Далее Сазонов описывает наиболее устраивающий Россию итог конфликта. Во-первых, он отмел британское предложение по интернационализации Константинополя и закреплению нейтрального статуса за проливами, поскольку таким образом ключевые русские интересы оказывались практически ничем не обеспечены[214]
[215], кроме, конечно, международных соглашений, которые, подчеркивает он, малоспособны гарантировать достаточную их защиту. Если болгары получат новую границу неподалеку от города, то в один момент они попросту смогут вновь занять его, не встретив серьезного сопротивления. Тогда они получили бы возможность влиять на навигацию в проливах, чего Россия допустить никак не могла. Во-вторых, даже при условии весомых гарантий в мирное время в периоды кризиса Россия оказалась бы в ситуации еще большей неопределенности, чем когда проливы находились под турецким контролем, поскольку теперь «всякая морская держава будет в состоянии беспрепятственно пройти через проливы», учитывая шаткость всех подобных гарантий в военное время. К тому же иным державам стало бы куда проще когда вздумается заблокировать российский экспорт через проливы (Генштабу: 245). Так что, резюмирует Сазонов, России следует не полагаться на какие-либо писаные соглашения, но самой обеспечить надежную защиту своих интересов в этой важнейшей водной артерии.Однако выработать подобные меры представлялось задачей весьма нелегкой. Радикальный вариант состоял в захвате Константинополя и проливов силой. Как отмечает Сазонов, этот план обещал России ряд преимуществ: помимо контроля над центром мировой торговли с «ключом к Средиземноморью», таким образом закладывалась «основа беспрецедентному развитию русской мощи» посредством относительно непротяженной, но весьма укрепленной границы с Болгарией вкупе с оснащением Дарданелл «наисовременнейшими фортификационными средствами и вооружениями» (Генштабу: 246).
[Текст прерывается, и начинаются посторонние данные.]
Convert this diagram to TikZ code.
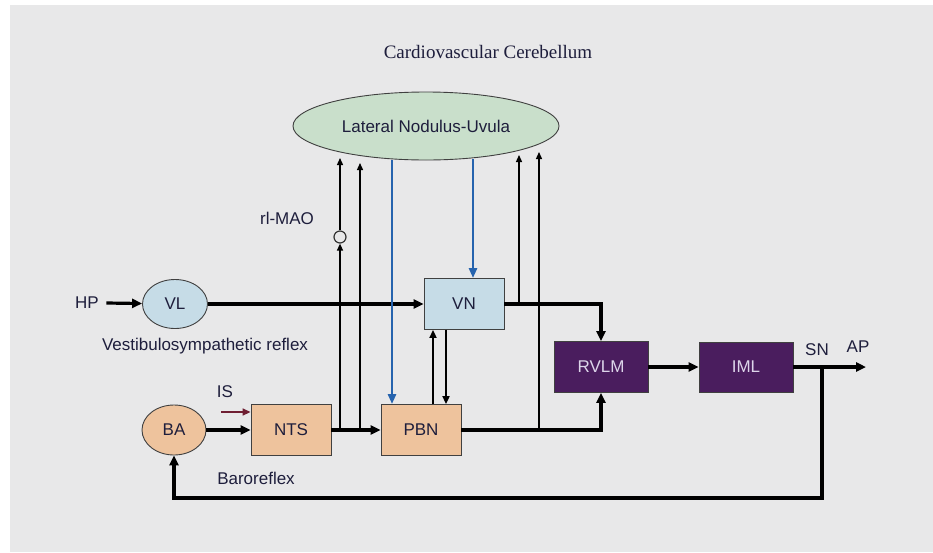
\documentclass[tikz,border=0pt]{standalone}
\usepackage{fontspec}
\setmainfont{Liberation Serif}
\setsansfont{Liberation Sans}
\usetikzlibrary{arrows.meta,shapes.geometric}

\definecolor{paper}{HTML}{E8E8E9}
\definecolor{nodgreen}{HTML}{C9DFCB}
\definecolor{vestblue}{HTML}{C6DCE7}
\definecolor{barpeach}{HTML}{EEC39D}
\definecolor{medpurple}{HTML}{4A1D5E}
\definecolor{fibblue}{HTML}{2663AE}
\definecolor{ink}{HTML}{1E1E3C}
\definecolor{pale}{HTML}{DDD5EA}
\definecolor{isred}{HTML}{6E1E32}

\begin{document}
\begin{tikzpicture}[x=1pt,y=-1pt,
		font=\sffamily\fontsize{17}{19}\selectfont, text=ink,
		box/.style={rectangle, draw=black!75, line width=0.9pt, minimum width=80pt, minimum height=51pt},
		oval/.style={ellipse, draw=black!75, line width=0.9pt, minimum width=65pt, minimum height=49pt},
		flow/.style={line width=3.2pt, -{Triangle[length=10pt,width=9pt]}},
		tap/.style={line width=1.3pt, -{Triangle[length=7pt,width=6pt]}},
		link/.style={line width=2pt, -{Triangle[length=8pt,width=7pt]}},
		fib/.style={line width=2.8pt, draw=fibblue, -{Triangle[length=10pt,width=8pt]}}]
		\useasboundingbox (0,0) rectangle (933,552);
		\fill[white] (0,0) rectangle (933,552);
		\fill[paper] (10,5) rectangle (933,552);

		\node[font=\rmfamily\fontsize{19}{21}\selectfont] (title) at (488,52) {Cardiovascular Cerebellum};
		\node[oval, fill=nodgreen, minimum width=266pt, minimum height=68pt] (lnu) at (426,126) {Lateral Nodulus-Uvula};

		% vestibular side
		\node (hp) at (87,303) {HP};
		\node[oval, fill=vestblue] (vl) at (175,304) {VL};
		\node[box, fill=vestblue] (vn) at (464,304) {VN};
		\node (vsr) at (205,346) {Vestibulosympathetic reflex};

		% baroreceptor side
		\node[oval, fill=barpeach, minimum width=64pt, minimum height=50pt] (ba) at (174,430) {BA};
		\node[box, fill=barpeach] (nts) at (291,430) {NTS};
		\node[box, fill=barpeach] (pbn) at (421,430) {PBN};
		\node (is) at (225,392) {IS};
		\node (baro) at (256,478) {Baroreflex};

		% medulla and spinal cord
		\node[box, fill=medpurple, text=pale, minimum width=94pt] (rvlm) at (601,367) {RVLM};
		\node[box, fill=medpurple, text=pale, minimum width=94pt, minimum height=50pt] (iml) at (746,367) {IML};
		\node (snl) at (817,350) {SN};
		\node (ap) at (858,347) {AP};
		\node (mao) at (287,218) {rl-MAO};
		\node[circle, draw=black!80, line width=1.2pt, fill=paper, inner sep=0pt, minimum size=12pt] (maoc) at (340,237) {};

		\coordinate (isin) at (221,412);
		\coordinate (sn) at (822,367);
		\coordinate (out) at (866,367);
		\coordinate (loop) at (822,498);

		% main pathways
		\draw[flow] ([xshift=4pt]hp.east) -- (vl);
		\draw[flow] (vl) -- (vn);
		\draw[flow] (vn.east) -| (rvlm.north);
		\draw[flow] (ba) -- (nts);
		\draw[flow] (nts) -- (pbn);
		\draw[flow] (pbn.east) -| (rvlm.south);
		\draw[flow] (rvlm) -- (iml);
		\draw[flow] (iml) -- (out);
		\draw[flow] (sn) -- (loop) -| (ba.south);
		\draw[line width=1.5pt, draw=isred, -{Triangle[length=8pt,width=7pt]}] (isin) -- (isin -| nts.west);

		% VN <-> PBN
		\draw[link] ([xshift=12pt]pbn.north) -- ([xshift=-31pt]vn.south);
		\draw[link] ([xshift=-18pt]vn.south) -- ([xshift=25pt]pbn.north);

		% cerebellar output
		\coordinate (o1) at (392,160);
		\coordinate (o2) at (473,159);
		\draw[fib] (o1) -- (o1 |- pbn.north);
		\draw[fib] (o2) -- (o2 |- vn.north);

		% ascending inputs to the cerebellum
		\coordinate (t1) at (340,430);
		\coordinate (t2) at (360,430);
		\coordinate (t3) at (519,304);
		\coordinate (t4) at (539,431);
		\coordinate (e1) at (340,158);
		\coordinate (e2) at (360,163);
		\coordinate (e3) at (519,155);
		\coordinate (e4) at (539,152);
		\draw[tap] (t1) -- (maoc);
		\draw[tap] (maoc) -- (e1);
		\draw[tap] (t2) -- (e2);
		\draw[tap] (t3) -- (e3);
		\draw[tap] (t4) -- (e4);
	\end{tikzpicture}
\end{document}
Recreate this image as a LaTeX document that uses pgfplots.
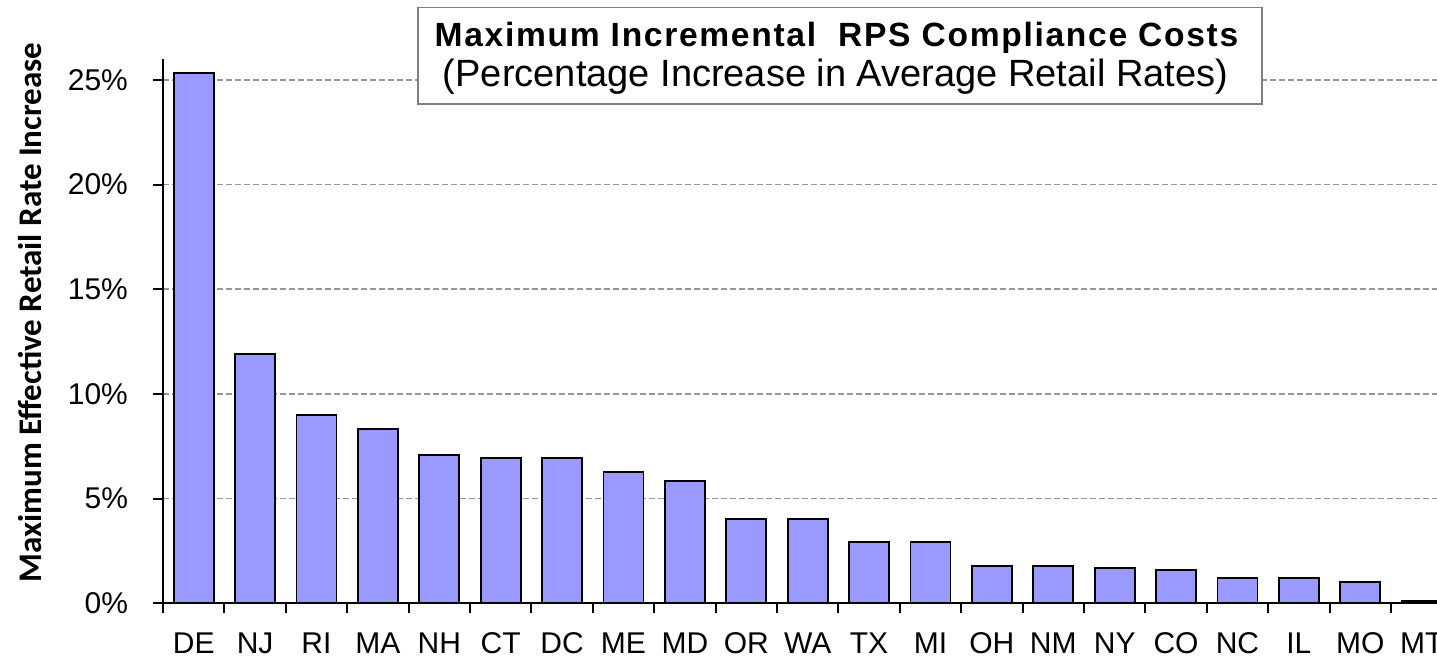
\documentclass[border=0pt]{standalone}
\usepackage{fontspec}
\setmainfont{Liberation Sans}
\newfontfamily\titleboldfont[LetterSpace=5]{Liberation Sans}
\newfontfamily\titlefont{Liberation Sans}
\newfontfamily\labelfont{Carlito}
\usepackage{pgfplots}
\pgfplotsset{compat=1.18}
\definecolor{barblue}{HTML}{9999FF}
\definecolor{gridgray}{HTML}{969696}
\definecolor{boxgray}{HTML}{808080}
\begin{document}
\begin{tikzpicture}
\begin{axis}[
  scale only axis,
  width=637pt, height=272.2pt,
  xmin=-0.5, xmax=20.25,
  ymin=0, ymax=26,
  axis lines*=left,
  axis line style={line width=1pt, black},
  ybar,
  bar width=0.65,
  xtick={0,...,20},
  xticklabels={DE,NJ,RI,MA,NH,CT,DC,ME,MD,OR,WA,TX,MI,OH,NM,NY,CO,NC,IL,MO,MT},
  major x tick style={draw=none},
  minor xtick={-0.5,0.5,...,20.5},
  minor tick length=5pt,
  major tick length=5pt,
  tick align=outside,
  tick style={line width=1pt, black},
  ytick={0,5,10,15,20,25},
  yticklabel={\pgfmathprintnumber{\tick}\%},
  /pgf/number format/assume math mode=true,
  ymajorgrids,
  grid style={gridgray, line width=0.8pt, dash pattern=on 3pt off 1.5pt},
  tick label style={font=\fontsize{15}{18}\selectfont},
  xticklabel style={yshift=-6pt},
  yticklabel style={xshift=-9pt},
  clip=true,
]
\addplot[fill=barblue, draw=black, line width=0.9pt] coordinates {
(0,25.31) (1,11.9) (2,8.98) (3,8.31) (4,7.07) (5,6.95) (6,6.95) (7,6.28) (8,5.83) (9,4.03) (10,4.03) (11,2.91) (12,2.91) (13,1.78) (14,1.78) (15,1.69) (16,1.58) (17,1.22) (18,1.22) (19,1.0) (20,0.1)
};
\end{axis}
% y label
\node[rotate=90, anchor=base, inner sep=0pt, font=\labelfont\bfseries\fontsize{16.5}{20}\selectfont]
  at ([shift={(-60.5pt,145.4pt)}]current axis.south west) {Maximum Effective Retail Rate Increase};
% title box
\node[draw=boxgray, fill=white, line width=0.8pt, minimum width=422pt, minimum height=48.3pt, inner sep=0pt]
  at ([shift={(338.5pt,273.8pt)}]current axis.south west) {};
\node[anchor=base, inner sep=0pt, font=\titleboldfont\bfseries\fontsize{16.8}{20}\selectfont]
  at ([shift={(336.75pt,278.3pt)}]current axis.south west) {Maximum Incremental\ \ RPS Compliance Costs};
\node[anchor=base, inner sep=0pt, font=\titlefont\fontsize{19}{22}\selectfont]
  at ([shift={(336.25pt,258.15pt)}]current axis.south west) {(Percentage Increase in Average Retail Rates)};
\pgfresetboundingbox
\path[use as bounding box] ([shift={(-81.5pt,-27.35pt)}]current axis.south west) rectangle ([shift={(0pt,301.65pt)}]current axis.south east);
\end{tikzpicture}
\end{document}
Благодаря этой новой силе Россия тогда сумела бы добиться доминирующего положения на Балканах.
Словом, для России создалось бы то мировое положение, которое является естественным венцом ея усилий и жертв на протяжении двух столетий нашей истории.
Величие такой задачи и всех нисчислимых последстий ея достижения в церковном, культурном, экономическом и политическом отношениях внесло бы оздоровление в нашу внутреннюю жизнь, дало бы Правительству и обществу те цели и тот подъем, которые их могли бы объединить в служении делу безспорной общенародной важности (Генштабу: 246).
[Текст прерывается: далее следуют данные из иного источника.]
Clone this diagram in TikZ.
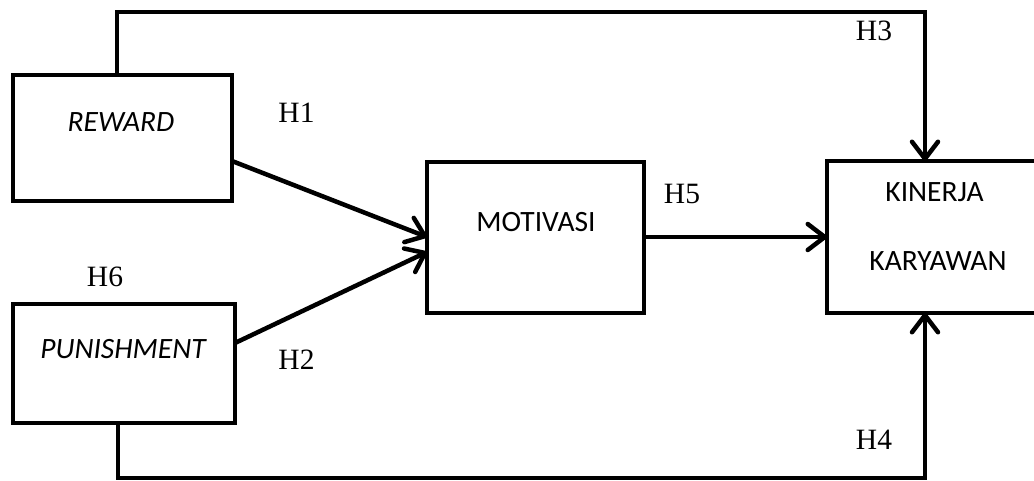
\documentclass[tikz,border=0pt]{standalone}
\usepackage{fontspec}
\setmainfont{Liberation Serif}
\newfontfamily\boxfont{Carlito}
\usetikzlibrary{arrows.meta}
\begin{document}
\begin{tikzpicture}[x=1pt,y=-1pt,
  varbox/.style={draw,line width=4.5pt,minimum width=#1,inner sep=0pt,outer sep=0pt},
  boxtext/.style={font=\boxfont\fontsize{29.5}{31}\selectfont,inner sep=0pt,anchor=base},
  hyp/.style={font=\fontsize{29.5}{31}\selectfont,inner sep=0pt,anchor=base},
  link/.style={line width=4.5pt,-{Straight Barb[length=17pt,width=26pt,round]}}]
  \useasboundingbox (0,0) rectangle (1034,481);
  \clip (0,0) rectangle (1034,481);

  % variable boxes
  \node[varbox=219pt,minimum height=126pt] (reward) at (122.5,138) {};
  \node[varbox=222pt,minimum height=119pt] (punish) at (124,363.5) {};
  \node[varbox=217pt,minimum height=151pt] (motiv) at (535.5,237.5) {};
  \node[varbox=218pt,minimum height=152pt] (kinerja) at (936,237) {};

  % box captions (placed on their baselines)
  \node[boxtext] (treward) at (121,132) {\itshape REWARD};
  \node[boxtext] (tpunish) at (123,358) {\itshape PUNISHMENT};
  \node[boxtext] (tmotiv) at (536,232) {MOTIVASI};
  \node[boxtext] (tkin1) at (934.5,202) {KINERJA};
  \node[boxtext] (tkin2) at (938,271) {KARYAWAN};

  % hypothesis labels
  \node[hyp] (h1) at (296.5,123) {H1};
  \node[hyp] (h2) at (296.5,369) {H2};
  \node[hyp] (h3) at (874,41) {H3};
  \node[hyp] (h4) at (874,449) {H4};
  \node[hyp] (h5) at (682,204) {H5};
  \node[hyp] (h6) at (105,287) {H6};

  % routing corners of the outer paths
  \coordinate (tl) at (117,12);
  \coordinate (tr) at (925,12);
  \coordinate (bl) at (118,478);
  \coordinate (br) at (925,478);

  % direct effects
  \draw[link] (reward.east |- 0,161) -- (motiv.west |- 0,237);
  \draw[link] (punish.east |- 0,343) -- (motiv.west |- 0,252);
  \draw[link] (motiv.east |- 0,237) -- (kinerja.west |- 0,237);
  \draw[link] (reward.north -| tl) -- (tl) -- (tr) -- (kinerja.north -| tr);
  \draw[link] (punish.south -| bl) -- (bl) -- (br) -- (kinerja.south -| br);
\end{tikzpicture}
\end{document}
Словом, занятие Константинополя, полагал он, не только чрезвычайно усилило бы стратегические позиции России, но также весьма благотворно сказалось бы и на ее внутриполитической обстановке.
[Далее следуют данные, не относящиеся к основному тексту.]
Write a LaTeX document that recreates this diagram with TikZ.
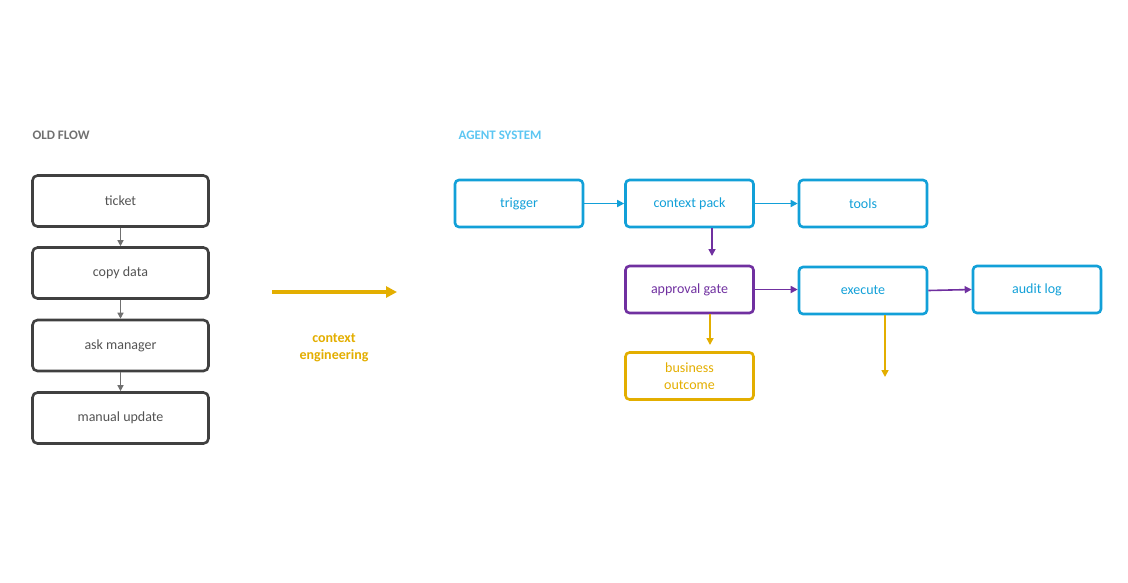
\documentclass[tikz,border=0pt]{standalone}
\usepackage{fontspec}
\setmainfont{Carlito}
\usetikzlibrary{arrows.meta}
\definecolor{dk}{HTML}{404040}
\definecolor{gr}{HTML}{707070}
\definecolor{bl}{HTML}{12A0D8}
\definecolor{lb}{HTML}{5CC6F2}
\definecolor{pu}{HTML}{7030A0}
\definecolor{ye}{HTML}{E3AE00}
\begin{document}
\begin{tikzpicture}[x=1pt,y=-1pt,
 box/.style={draw,line width=2.6pt,rounded corners=5pt,minimum width=176pt,minimum height=51pt,inner sep=0pt,font=\fontsize{14}{16}\selectfont,align=center},
 rb/.style={draw=bl,text=bl,line width=2.6pt,rounded corners=4pt,minimum width=128pt,minimum height=47pt,inner sep=0pt,font=\fontsize{14}{16.5}\selectfont,align=center},
 ga/.style={draw=gr,line width=1.3pt,-{Triangle[length=6pt,width=6pt]}},
 ar/.style={line width=1.6pt,-{Triangle[length=7pt,width=7pt]}}]
\useasboundingbox (0,0) rectangle (1128,582);
\node[anchor=west,text=gr,font=\bfseries\fontsize{13}{15}\selectfont] (of) at (29,135) {OLD FLOW};
\node[anchor=west,text=lb,font=\bfseries\fontsize{13}{15}\selectfont] (as) at (455,135) {AGENT SYSTEM};
\foreach \n/\y/\t in {a/201/ticket,b/273/copy data,c/345.5/ask manager,d/418/manual update}
 \node[box,draw=dk,text=dk!90] (\n) at (120.5,\y) {\t};
\draw[ga] (a) -- (b); \draw[ga] (b) -- (c); \draw[ga] (c) -- (d);
\coordinate (ya) at (272,292); \coordinate (yb) at (397,292);
\draw[draw=ye,line width=3.5pt,-{Triangle[length=11pt,width=11pt]}] (ya) -- (yb);
\node[text=ye,font=\bfseries\fontsize{14}{17}\selectfont,align=center] (ce) at (334,348) {context\\engineering};
\node[rb] (tr) at (519,203.5) {trigger};
\node[rb] (cp) at (689.5,203.5) {context pack};
\node[rb] (to) at (863,203.5) {tools};
\node[rb,draw=pu,text=pu] (ag) at (689.5,289.5) {approval gate};
\node[rb] (ex) at (863,290.5) {execute};
\node[rb] (al) at (1037,289.5) {audit log};
\node[rb,draw=ye,text=ye] (bo) at (689.5,376) {business\\outcome};
\draw[ar,draw=bl,fill=bl] (tr) -- (cp);
\draw[ar,draw=bl,fill=bl] (cp) -- (to);
\draw[ar,draw=pu,fill=pu] (712,228) -- (712,256);
\draw[ar,draw=pu,fill=pu] (ag.east) -- (ex.west|-ag.east);
\draw[ar,draw=pu,fill=pu] (ex.east) -- (al.west);
\draw[ar,draw=ye,fill=ye] (710,314) -- (710,345);
\coordinate (ee) at (885,377);
\draw[ar,draw=ye,fill=ye] (ex.south-|ee) -- (ee);
\end{tikzpicture}
\end{document}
Однако дойдя в обсуждении до подобных высот, Сазонов резко возвращает своих корреспондентов на землю, обращаясь к препонам, связанным с реализацией данного плана. Оставляя военные и финансовые подробности специалистам, он отмечает, что русская экспансия в районе проливов станет для прочих держав однозначным сигналом к тому, что пора и им «разобраться» с интересующими их территориями. И наиболее вероятным следствием этого окажется занятие австрийскими войсками чуть ли не половины Балканского полуострова, и в первую очередь Сербии[216]
. С утратой же последней можно будет позабыть и об идеях объединения Балкан. По мнению Сазонова, лишь проводя линию «Балканы – для балканцев», являющуюся «одной из основных задач русской политики в нынешнем кризисе», Россия могла помочь в объединении полуострова, который тогда послужил бы «одной из самых прочных и естественных наших опор в противопоставлении Тройственному Союзу» (Генштабу: 247). Так что для Сазонова, коль скоро выбирать предстояло между немедленным овладением проливами и объединением балканских народов против австрийской экспансии, единственно верным являлось именно последнее. Сазонов готов был отложить русскую экспансию до поры, пока не будут вполне обеспечены русские интересы в регионе, чтобы не допустить австро-венгерской, тем самым упрочивая независимость балканских народов, к освобождению которых Россия вот уже которое десятилетие прикладывала немалые усилия.